While it’s still early days with the transfer balance account reporting regime, Class chief executive Kevin Bungard said some issues have arisen where reports have been manually processed and it’s not clear who is responsible for completing TBAR lodgements for the client.
For example, where a client changed accountants in the past 12 months, it may be unclear which professional is responsible for reporting what, the CEO explained.
“Will it be the previous accountants who have been doing the lodgement for last year’s tax return, who probably did that on the 2 July or thereabouts? Would they have done the TBAR or it is the new accountant who’s doing TBAR because they’ve picked up from the new financial year,” Mr Bungard said.
The confusion around this, particularly where different firms use different methods for reporting, is causing some events to be reported twice.
“There has been some reporting of double accounting where someone’s done a manual return and someone else has done an electronic lodgement. So, I think there might be some confusion with handovers between firms where trustees have changed administrator.”
The TBAR regime, as well as a spate of other measures announced in the 2016 federal budget, have been an ongoing source of confusion for the SMSF sector, and the lead up to this year’s June 30 deadline was no exception.
For example, in early June, Class found pension accounts were causing serious delays to SMSF lodgement, whereby 35 per cent of funds were yet to lodge their annual returns a week out from deadline.
The “biggest ECPI changes in a decade” are also continuing to create waves. You can read more about them here.



Over Complicated ODwyer and her Treasury buffoons who brought in the biggest changes to super in 10 years with no consultation. And look at the complete admin, red tape and costly, unmanageable mess we have.
ODwyer, your actions are disgustingly arrogant.

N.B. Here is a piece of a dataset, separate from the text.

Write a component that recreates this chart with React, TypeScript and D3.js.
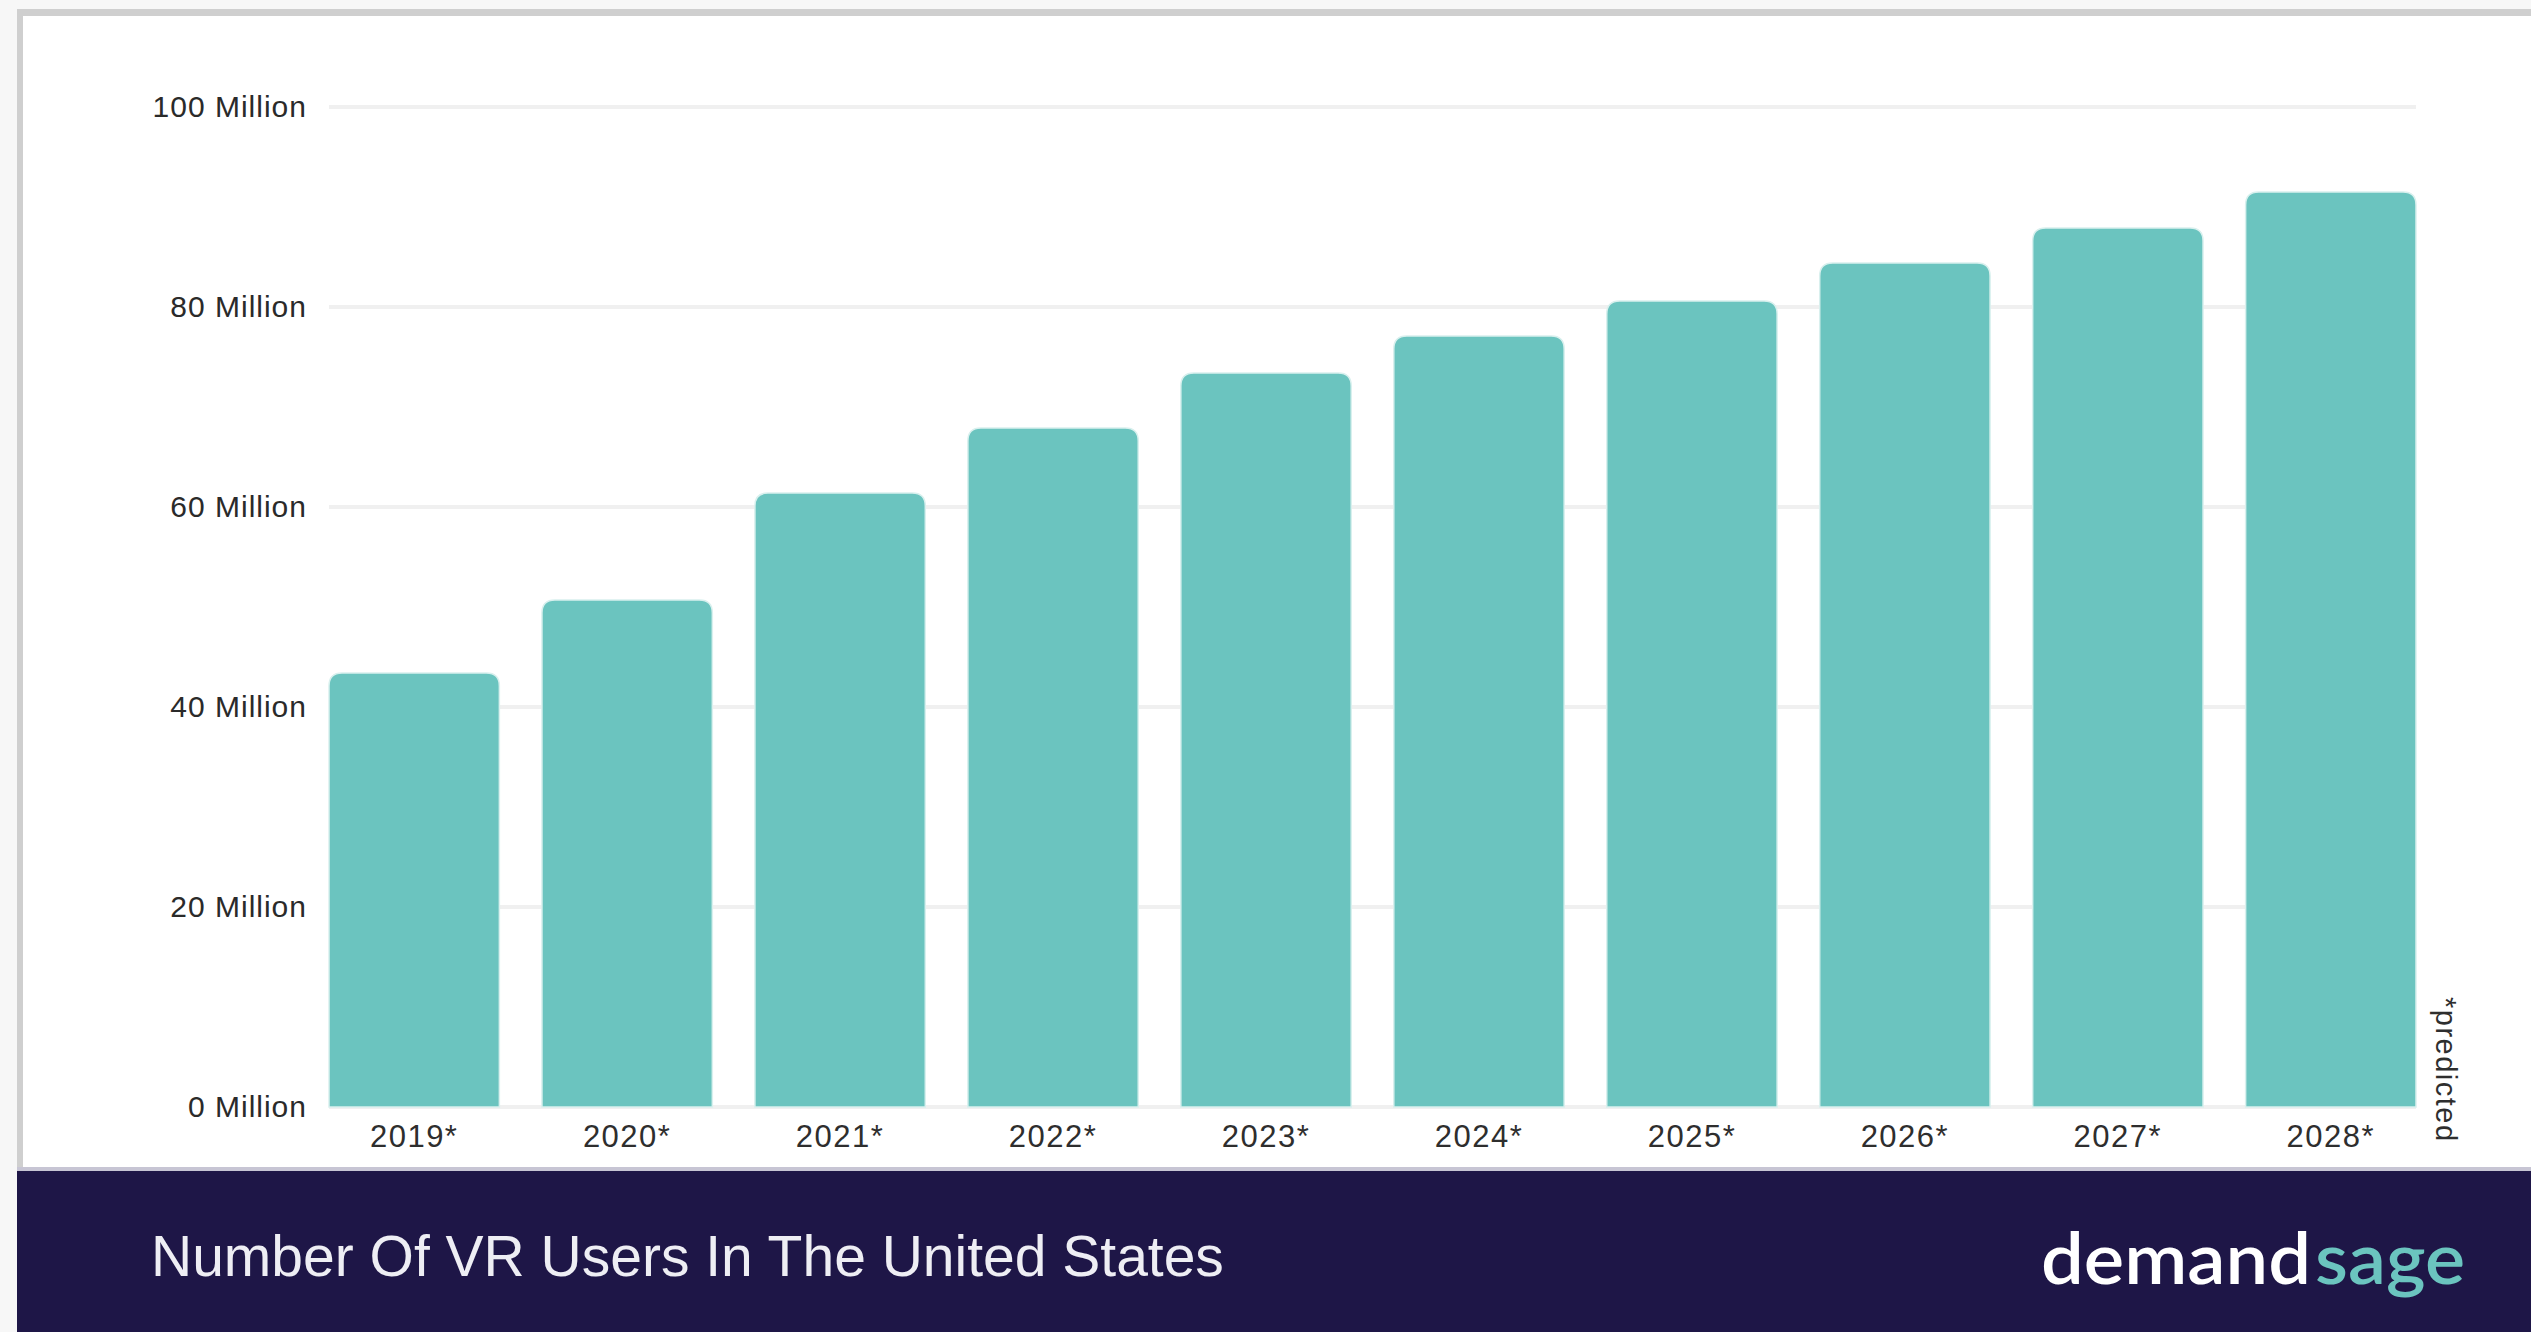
import React from "react";
import * as d3 from "d3";

const years = ["2019*", "2020*", "2021*", "2022*", "2023*", "2024*", "2025*", "2026*", "2027*", "2028*"];
const users = [43.4, 50.7, 61.4, 67.9, 73.4, 77.1, 80.6, 84.4, 87.9, 91.5];
const yTicks = [0, 20, 40, 60, 80, 100];
const title = "Number Of VR Users In The United States";
const note = "*predicted";

const W = 2531;
const H = 1332;

function topRoundedBar(x: number, y: number, w: number, h: number, r: number) {
  const rr = Math.min(r, h, w / 2);
  const p = d3.path();
  p.moveTo(x, y + h);
  p.lineTo(x, y + rr);
  p.quadraticCurveTo(x, y, x + rr, y);
  p.lineTo(x + w - rr, y);
  p.quadraticCurveTo(x + w, y, x + w, y + rr);
  p.lineTo(x + w, y + h);
  p.closePath();
  return p.toString();
}

export default function App() {
  const x = d3.scaleBand<string>().domain(years).range([329, 2416]).paddingInner(0.2).paddingOuter(0);
  const y = d3.scaleLinear().domain([0, 100]).range([1107, 107]);
  const font = "'Liberation Sans', Arial, Helvetica, sans-serif";

  return (
    <svg
      width={W}
      height={H}
      viewBox={`0 0 ${W} ${H}`}
      style={{ position: "absolute", left: 0, top: 0, display: "block" }}
    >
      <rect x={0} y={0} width={W} height={H} fill="#f7f7f7" />
      <rect x={17} y={9} width={W - 17} height={H - 9} fill="#ffffff" />
      {/* frame borders */}
      <rect x={17} y={9} width={W - 17} height={7} fill="#cfcfcf" />
      <rect x={17} y={9} width={6} height={1165} fill="#cfcfcf" />

      {/* gridlines */}
      {yTicks.map((t) => (
        <line
          key={"g" + t}
          x1={329}
          x2={2416}
          y1={y(t)}
          y2={y(t)}
          stroke="#f0f0f0"
          strokeWidth={4}
        />
      ))}

      {/* y labels */}
      {yTicks.map((t) => (
        <text
          key={"yl" + t}
          x={307}
          y={y(t) + 10}
          textAnchor="end"
          fontFamily={font}
          fontSize={30}
          letterSpacing={1}
          fill="#2a2a2a"
        >
          {`${t} Million`}
        </text>
      ))}

      {/* bars */}
      {years.map((yr, i) => (
        <path
          key={yr}
          d={topRoundedBar(x(yr)!, y(users[i]), x.bandwidth(), y(0) - y(users[i]), 13)}
          fill="#6bc4bf"
          stroke="#d9f0ee"
          strokeWidth={1.5}
        />
      ))}

      {/* x labels */}
      {years.map((yr) => (
        <text
          key={"xl" + yr}
          x={x(yr)! + x.bandwidth() / 2}
          y={1147}
          textAnchor="middle"
          fontFamily={font}
          fontSize={31}
          letterSpacing={1.5}
          fill="#2e2e2e"
        >
          {yr}
        </text>
      ))}

      {/* predicted note */}
      <text
        transform="translate(2436,997) rotate(90)"
        fontFamily={font}
        fontSize={29}
        letterSpacing={1.5}
        fill="#2e2e2e"
      >
        {note}
      </text>

      {/* footer */}
      <rect x={17} y={1167} width={W - 17} height={H - 1167} fill="#c7c5d4" />
      <rect x={17} y={1171} width={W - 17} height={H - 1171} fill="#1e1647" />
      <text x={151} y={1276} fontFamily={font} fontSize={57} fill="#eeeef4">
        {title}
      </text>
      <text
        x={2041}
        y={1284}
        fontFamily="Lato, 'Noto Sans', sans-serif"
        fontSize={72}
        fontWeight={600}
        fill="#ffffff"
        textLength={270}
        lengthAdjust="spacingAndGlyphs"
      >
        demand
      </text>
      <text
        x={2315}
        y={1284}
        fontFamily="Lato, 'Noto Sans', sans-serif"
        fontSize={72}
        fontWeight={600}
        fill="#6bc4bf"
        textLength={150}
        lengthAdjust="spacingAndGlyphs"
      >
        sage
      </text>
    </svg>
  );
}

Taxes excess Pensions was a correct and acceptable approach, effectively bringing back RBL’s that should not have been removed. But had you consulted and listened to industry this could have much more easily been done with taxing income over $75K or $100K pa for a pension member.
RBL’s ODwyer style will be another admin disaster for the ATO – ODwyer, you should clean up this mess or better still just leave.
This is looking as bad as the old RBL reporting. Mismatching of rollovers out & in with new income streams.
The only way for it to work is if all funds (including SMSFs) report on the same time frame. Of course this won’t be palatable to the hordes of administrators who lodge annually. That’s if they are even up to date.
Just another messy problem for the ATO & administrators to sort out.
We had this issue where we lodged the TBAR for a client with their Jun17 balances at the end of June 2018, but the client had rolled their SMSF balance into a retail fund in March 2018. The retail fund had already reported the transfer in, to the ATO. We received notification of an excess transfer balance cap last week. The ATO advised that, if there’s been a commutation and rollover out of a SMSF, to lodge the TBAR asap. Once the new TBAR is lodged, the ATO system should update within 24 hours.